Beam uses PCollection
, a parallel collection which in Python you can consider to be like (usually) a list of elements ( usually tuples or dicts ).
In your case it might be a list of "row", so you would
- extract the key of the row. If that were
User_id
then map something like this lambda
e.g.
x -> (x[0], x)
Note that x is used as the value in the k,v pair, and it also still contains the key, but that's fine, if you wanted you could remove it and repack a value tuple without it. i.e. this tuple returned will be similar to the type Tuple[str, Tuple[int, int, int, float, float]], assuming those are the correct types of User_id,product_id,year,quantity,price
- apply a window
group by key (very important to define window before grouping by key, and know the window only takes effect when the group by key happens)
use something to extract the columns (the values in the tuple) you are interested in, apply the aggregates, and repack for whatever is downstream.
It seems weird to use an aggregate function on a single tuple value, but the aggregation will be mapped/applied across the entire key-group in the window.
This basic example can be extended easily https://github.com/apache/beam/blob/ee96f66e14866f9642e9c67bf2ef231be7e7d55b/sdks/python/apache_beam/examples/wordcount.py#L99
If you need to do something simple, just map a function, if you need more than simple you can create a DoFn. This one is simple.
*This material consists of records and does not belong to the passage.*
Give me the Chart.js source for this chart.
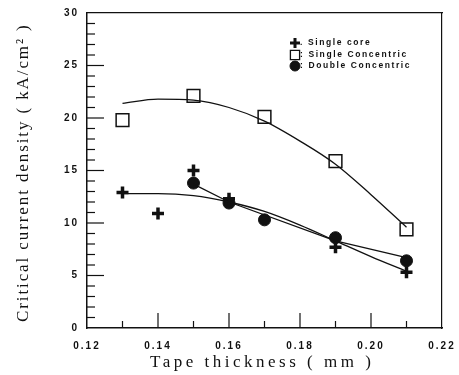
<!DOCTYPE html>
<html>
<head>
<meta charset="utf-8">
<script src="https://cdn.jsdelivr.net/npm/chart.js@4/dist/chart.umd.min.js"></script>
<style>
  html, body { margin: 0; padding: 0; background: #fff; }
  #wrap { width: 459px; height: 375px; position: relative; }
</style>
</head>
<body>
<div id="wrap"><canvas id="c"></canvas></div>
<script>
// Measured points
const singleCoreX = [0.13, 0.14, 0.15, 0.16, 0.19, 0.21];
const singleCoreY = [12.9, 10.9, 15.0, 12.3, 7.7, 5.3];

const singleConcX = [0.13, 0.15, 0.17, 0.19, 0.21];
const singleConcY = [19.8, 22.1, 20.1, 15.9, 9.4];

const doubleConcX = [0.15, 0.16, 0.17, 0.19, 0.21];
const doubleConcY = [13.8, 11.9, 10.3, 8.6, 6.4];

// Fitted curves
const fitX = [0.13, 0.14, 0.15, 0.16, 0.17, 0.18, 0.19, 0.20, 0.21];
const singleConcFit = [21.4, 21.8, 21.7, 21.0, 19.7, 17.8, 15.6, 12.7, 9.6];
const singleCoreFit = [12.8, 12.8, 12.6, 12.0, 11.1, 9.8, 8.3, 6.8, 5.4];
const doubleFitX = [0.15, 0.16, 0.19, 0.21];
const doubleFitY = [13.7, 12.0, 8.3, 6.7];

const xTicks = [0.12, 0.14, 0.16, 0.18, 0.20, 0.22];
const legendLabels = ['. Single core', ': Single Concentric', ': Double Concentric'];

const ink = '#111';

function pts(xs, ys) {
    return xs.map((x, i) => ({ x: x, y: ys[i] }));
}

// keep the plot box where it is in the reference, whatever the label widths
function noEdgePadding(s) {
    s.paddingLeft = 0;
    s.paddingRight = 0;
    s.paddingTop = 0;
    s.paddingBottom = 0;
}

const axisText = {
    id: 'axisText',
    beforeDraw(chart) {
        chart.ctx.letterSpacing = '2px';
    },
    afterDraw(chart) {
        const ctx = chart.ctx;
        const xs = chart.scales.x;
        const ys = chart.scales.y;
        const area = chart.chartArea;
        ctx.save();
        ctx.strokeStyle = ink;
        ctx.lineWidth = 1.2;

        // inside ticks on the left axis
        for (let v = 1; v < 30; v++) {
            const y = ys.getPixelForValue(v);
            const len = v % 5 === 0 ? 17 : 8;
            ctx.beginPath();
            ctx.moveTo(area.left, y);
            ctx.lineTo(area.left + len, y);
            ctx.stroke();
        }
        // inside ticks on the bottom axis
        for (let k = 13; k <= 21; k++) {
            const x = xs.getPixelForValue(k / 100);
            const len = k % 2 === 0 ? 15 : 7;
            ctx.beginPath();
            ctx.moveTo(x, area.bottom);
            ctx.lineTo(x, area.bottom - len);
            ctx.stroke();
        }

        // axis titles
        ctx.fillStyle = ink;
        ctx.font = '17px "Liberation Serif", "DejaVu Serif", serif';
        ctx.letterSpacing = '3.5px';
        ctx.textAlign = 'left';
        ctx.textBaseline = 'alphabetic';
        ctx.fillText('Tape thickness ( mm )', 150, 367);

        ctx.save();
        ctx.translate(28, 322);
        ctx.rotate(-Math.PI / 2);
        ctx.letterSpacing = '1.9px';
        ctx.fillText('Critical current density ( kA/cm\u00B2 )', 0, 0);
        ctx.restore();

        // legend
        const styles = [
            { pointStyle: 'cross', radius: 5, borderWidth: 3 },
            { pointStyle: 'rect', radius: 6.5, borderWidth: 1.3 },
            { pointStyle: 'circle', radius: 5, borderWidth: 1 }
        ];
        const rows = [43, 55, 66];
        ctx.font = 'bold 8.5px "Liberation Sans", Arial, sans-serif';
        ctx.letterSpacing = '1.6px';
        ctx.textAlign = 'left';
        ctx.textBaseline = 'middle';
        legendLabels.forEach((label, i) => {
            ctx.fillStyle = i === 1 ? '#fff' : ink;
            ctx.strokeStyle = ink;
            ctx.lineWidth = styles[i].borderWidth;
            Chart.helpers.drawPoint(ctx, styles[i], 295, rows[i]);
            ctx.fillStyle = ink;
            ctx.fillText(label, 300, rows[i]);
        });
        ctx.restore();
        ctx.letterSpacing = '0px';
    }
};

new Chart(document.getElementById('c'), {
    type: 'scatter',
    data: {
        datasets: [
            {
                label: 'Single Concentric fit',
                data: pts(fitX, singleConcFit),
                showLine: true,
                borderColor: ink,
                borderWidth: 1.3,
                pointRadius: 0,
                cubicInterpolationMode: 'monotone'
            },
            {
                label: 'Single core fit',
                data: pts(fitX, singleCoreFit),
                showLine: true,
                borderColor: ink,
                borderWidth: 1.3,
                pointRadius: 0,
                cubicInterpolationMode: 'monotone'
            },
            {
                label: 'Double Concentric fit',
                data: pts(doubleFitX, doubleFitY),
                showLine: true,
                borderColor: ink,
                borderWidth: 1.3,
                pointRadius: 0,
                tension: 0
            },
            {
                label: 'Single core',
                data: pts(singleCoreX, singleCoreY),
                pointStyle: 'cross',
                pointRadius: 6,
                pointBorderWidth: 3.5,
                borderColor: ink,
                backgroundColor: ink
            },
            {
                label: 'Single Concentric',
                data: pts(singleConcX, singleConcY),
                pointStyle: 'rect',
                pointRadius: 9,
                pointBorderWidth: 1.5,
                borderColor: ink,
                backgroundColor: '#fff'
            },
            {
                label: 'Double Concentric',
                data: pts(doubleConcX, doubleConcY),
                pointStyle: 'circle',
                pointRadius: 6,
                pointBorderWidth: 1,
                borderColor: ink,
                backgroundColor: ink
            }
        ]
    },
    options: {
        responsive: true,
        maintainAspectRatio: false,
        animation: false,
        layout: { padding: { left: 0, top: 13, right: 17, bottom: 0 } },
        plugins: {
            legend: { display: false },
            tooltip: { enabled: false }
        },
        scales: {
            x: {
                type: 'linear',
                min: 0.12,
                max: 0.22,
                afterFit: s => { s.height = 47; noEdgePadding(s); },
                afterBuildTicks: s => { s.ticks = xTicks.map(v => ({ value: v })); },
                grid: { display: false, drawTicks: false },
                border: { display: true, color: ink, width: 1.5 },
                ticks: {
                    color: ink,
                    padding: 12,
                    font: { family: '"Liberation Sans", Arial, sans-serif', size: 10, weight: 'bold' },
                    callback: v => v.toFixed(2)
                }
            },
            y: {
                min: 0,
                max: 30,
                afterFit: s => { s.width = 87; noEdgePadding(s); },
                grid: { display: false, drawTicks: false },
                border: { display: true, color: ink, width: 1.5 },
                ticks: {
                    stepSize: 5,
                    color: ink,
                    padding: 8,
                    font: { family: '"Liberation Sans", Arial, sans-serif', size: 10, weight: 'bold' }
                }
            },
            x2: {
                type: 'linear',
                position: 'top',
                min: 0.12,
                max: 0.22,
                afterFit: s => { s.height = 0; noEdgePadding(s); },
                grid: { display: false, drawTicks: false },
                border: { display: true, color: ink, width: 1.2 },
                ticks: { display: false }
            },
            y2: {
                position: 'right',
                min: 0,
                max: 30,
                afterFit: s => { s.width = 0; noEdgePadding(s); },
                grid: { display: false, drawTicks: false },
                border: { display: true, color: ink, width: 1.2 },
                ticks: { display: false }
            }
        }
    },
    plugins: [axisText]
});
</script>
</body>
</html>
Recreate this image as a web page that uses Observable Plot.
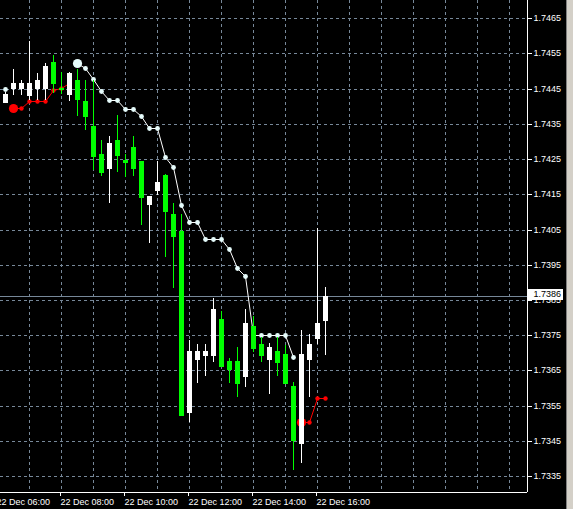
<!DOCTYPE html>
<html><head><meta charset="utf-8">
<script src="https://cdn.jsdelivr.net/npm/d3@7"></script>
<script src="https://cdn.jsdelivr.net/npm/@observablehq/plot@0.6"></script>
<style>
html,body{margin:0;padding:0;background:#000;overflow:hidden;}
#wrap{display:flex;width:573px;height:509px;}
#chart{width:566px;height:509px;}
#edge{width:7px;height:509px;background:#d4d0c8;border-left:1px solid #808080;box-sizing:border-box;}
</style></head><body>
<div id="wrap"><div id="chart"></div><div id="edge"></div></div>
<script>
// 15-minute bars, 22 Dec
const times = ["06:15","06:30","06:45","07:00","07:15","07:30","07:45","08:00","08:15","08:30",
  "08:45","09:00","09:15","09:30","09:45","10:00","10:15","10:30","10:45","11:00",
  "11:15","11:30","11:45","12:00","12:15","12:30","12:45","13:00","13:15","13:30",
  "13:45","14:00","14:15","14:30","14:45","15:00","15:15","15:30","15:45","16:00","16:15"];
const open = [1.74413,1.74453,1.74453,1.74432,1.74453,1.74453,1.74526,1.74453,1.74434,1.74475,
  1.74415,1.74344,1.74264,1.74224,1.74304,1.74246,1.74283,1.74245,1.74122,1.74162,
  1.74205,1.74094,1.74046,1.73532,1.73682,1.73694,1.73695,1.73796,1.73677,1.73677,
  1.73635,1.73776,1.73724,1.73683,1.73705,1.73696,1.73606,1.73445,1.73683,1.73743,1.73794];
const high = [1.74440,1.74506,1.74475,1.74585,1.74494,1.74524,1.74546,1.74497,1.74497,1.74506,
  1.74475,1.74475,1.74304,1.74315,1.74375,1.74264,1.74315,1.74245,1.74145,1.74245,
  1.74208,1.74126,1.74094,1.73736,1.73725,1.73725,1.73855,1.73819,1.73684,1.73716,
  1.73824,1.73804,1.73746,1.73727,1.73746,1.73722,1.73617,1.73765,1.73753,1.74053,1.73887];
const low = [1.74411,1.74432,1.74432,1.74418,1.74418,1.74418,1.74437,1.74435,1.74415,1.74372,
  1.74333,1.74219,1.74202,1.74124,1.74214,1.74200,1.74202,1.74063,1.74013,1.74148,
  1.73973,1.73885,1.73520,1.73503,1.73615,1.73634,1.73675,1.73660,1.73615,1.73574,
  1.73604,1.73702,1.73675,1.73584,1.73634,1.73613,1.73367,1.73386,1.73574,1.73724,1.73694];
const close = [1.74435,1.74467,1.74467,1.74466,1.74475,1.74514,1.74465,1.74450,1.74494,1.74421,
  1.74372,1.74259,1.74214,1.74295,1.74262,1.74243,1.74224,1.74143,1.74145,1.74184,
  1.74103,1.74032,1.73523,1.73705,1.73705,1.73705,1.73824,1.73662,1.73654,1.73615,
  1.73784,1.73714,1.73694,1.73717,1.73675,1.73615,1.73452,1.73696,1.73725,1.73784,1.73860];
// indicator (upper, white) and (lower, red) – null = not drawn
const upperLine = [1.74449,null,null,null,null,null,null,null,null,1.74522,
  1.74508,1.74477,1.74442,1.74417,1.74417,1.74391,1.74391,1.74371,1.74337,1.74337,
  1.74255,1.74227,1.74119,1.74071,1.74071,1.74022,1.74022,1.74022,1.73994,1.73941,
  1.73917,1.73750,1.73750,1.73750,1.73750,1.73750,1.73687,null,null,null,null];
const lowerLine = [null,1.74394,1.74394,1.74416,1.74416,1.74416,1.74445,1.74452,1.74466,null,
  null,null,null,null,null,null,null,null,null,null,
  null,null,null,null,null,null,null,null,null,null,
  null,null,null,null,null,null,null,1.73503,1.73503,1.73571,1.73571];
const timeTickLabels = ["22 Dec 06:00","22 Dec 08:00","22 Dec 10:00","22 Dec 12:00","22 Dec 14:00","22 Dec 16:00"];
const priceTicks = [1.7335,1.7345,1.7355,1.7365,1.7375,1.7385,1.7395,1.7405,1.7415,1.7425,1.7435,1.7445,1.7455,1.7465];

const toMin = s => { const [h, m] = s.slice(-5).split(":").map(Number); return h * 60 + m; };
const t0 = toMin(times[0]);
const barIndex = s => (toMin(s) - t0) / 15;

const candles = times.map((t, i) => ({i, t, o: open[i], h: high[i], l: low[i], c: close[i]}));
const colorOf = d => d.c >= d.o ? "#ffffff" : "#00ff00";
const series = arr => arr.map((v, i) => ({i, v, big: i > 0 && v != null && arr[i - 1] == null}));
const up = series(upperLine), dn = series(lowerLine);

const xDomain = [-0.625, times.length - 1 + 25.25];
const yDomain = [1.733046, 1.747017];
const gridX = d3.range(barIndex("07:00"), xDomain[1], 4);
const tickIdx = timeTickLabels.map(barIndex);
const tickLabelMap = new Map(tickIdx.map((k, j) => [k, timeTickLabels[j]]));
const lastPrice = close[close.length - 1];
const fmt = d3.format(".4f");
const gridColor = "#778899";

const chart = Plot.plot({
  width: 566, height: 509,
  marginTop: 0, marginLeft: 0, marginRight: 39, marginBottom: 17,
  style: {background: "#000", color: "#fff", fontFamily: "'Liberation Sans', Arial, sans-serif", fontSize: "9px"},
  x: {domain: xDomain, axis: null, round: true},
  y: {domain: yDomain, axis: null, round: true},
  color: {type: "identity"},
  marks: [
    Plot.ruleX(gridX, {x: d => d, stroke: gridColor, strokeDasharray: "3,3"}),
    Plot.ruleY(priceTicks, {y: d => d, stroke: gridColor, strokeDasharray: "3,3"}),
    Plot.ruleY([lastPrice], {y: d => d, stroke: gridColor}),
    Plot.line(up, {x: "i", y: "v", stroke: "#ffffff", strokeWidth: 1}),
    Plot.dot(up.filter(d => d.v != null && !d.big), {x: "i", y: "v", r: 2.4, fill: "#e6fcfc", stroke: "none"}),
    Plot.dot(up.filter(d => d.big), {x: "i", y: "v", r: 4.6, fill: "#e6fcfc", stroke: "none"}),
    Plot.line(dn, {x: "i", y: "v", stroke: "#ff0000", strokeWidth: 1}),
    Plot.dot(dn.filter(d => d.v != null && !d.big), {x: "i", y: "v", r: 2.2, fill: "#ff0000", stroke: "none"}),
    Plot.dot(dn.filter(d => d.big), {x: "i", y: "v", r: 4.6, fill: "#ff0000", stroke: "none"}),
    Plot.ruleX(candles, {x: "i", y1: "h", y2: "l", stroke: colorOf}),
    Plot.ruleX(candles, {x: "i", y1: d => Math.max(d.o, d.c), y2: d => Math.min(d.o, d.c), stroke: colorOf, strokeWidth: 5, insetBottom: -1}),
    Plot.ruleX([xDomain[1]], {x: d => d, stroke: "#fff"}),
    Plot.ruleY([yDomain[0]], {y: d => d, stroke: "#fff"}),
    Plot.axisY(priceTicks, {anchor: "right", tickSize: 4, tickPadding: 2, tickFormat: fmt, fontSize: 9, color: "#fff", label: null}),
    Plot.axisX(tickIdx, {anchor: "bottom", tickSize: 4, tickPadding: 2, tickFormat: d => tickLabelMap.get(d), textAnchor: "start", dx: -1, fontSize: 9, color: "#fff", label: null}),
    Plot.text([lastPrice], {
      y: d => d, text: d => fmt(d), frameAnchor: "right", textAnchor: "start", dx: 6, dy: -2,
      fill: "#000", fontSize: 9,
      render(index, scales, values, dimensions, context, next) {
        const g = next(index, scales, values, dimensions, context);
        const wrap = document.createElementNS("http://www.w3.org/2000/svg", "g");
        const py = values.y ? values.y[index[0]] : scales.y(lastPrice);
        const r = document.createElementNS("http://www.w3.org/2000/svg", "rect");
        r.setAttribute("x", dimensions.width - dimensions.marginRight + 1);
        r.setAttribute("y", py - 7);
        r.setAttribute("width", 35);
        r.setAttribute("height", 11);
        r.setAttribute("fill", "#fff");
        wrap.appendChild(r);
        wrap.appendChild(g);
        return wrap;
      }
    })
  ]
});
document.getElementById("chart").appendChild(chart);
</script>
</body></html>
e.g. !warning, untested code written in transit!
def multi_agg(element):
(key, row ) = element
return (key, (max(row[3]), min(row[4])))
In this case I've taken the user_id as the key from the previous step, and max of quantity and min of price, then packed it back into a tuple of k,v pairs. The k,v pair is a tuple, which is an element of the downstream PCollection. The main reason you need k,v pairs is because things like GroupByKey
implicitly use the first value as the key to group on. The entire element is implicitly used as the value to map to the function. Those two things are not obvious when looking at the Apache Beam examples.
You could either repack into a k,v pair for further downstream processing, or put into a structure ready to write to e.g. bigquery or bigtable or perhaps a file in a cloud storage bucket. It's a great idea to use the type hints in any case.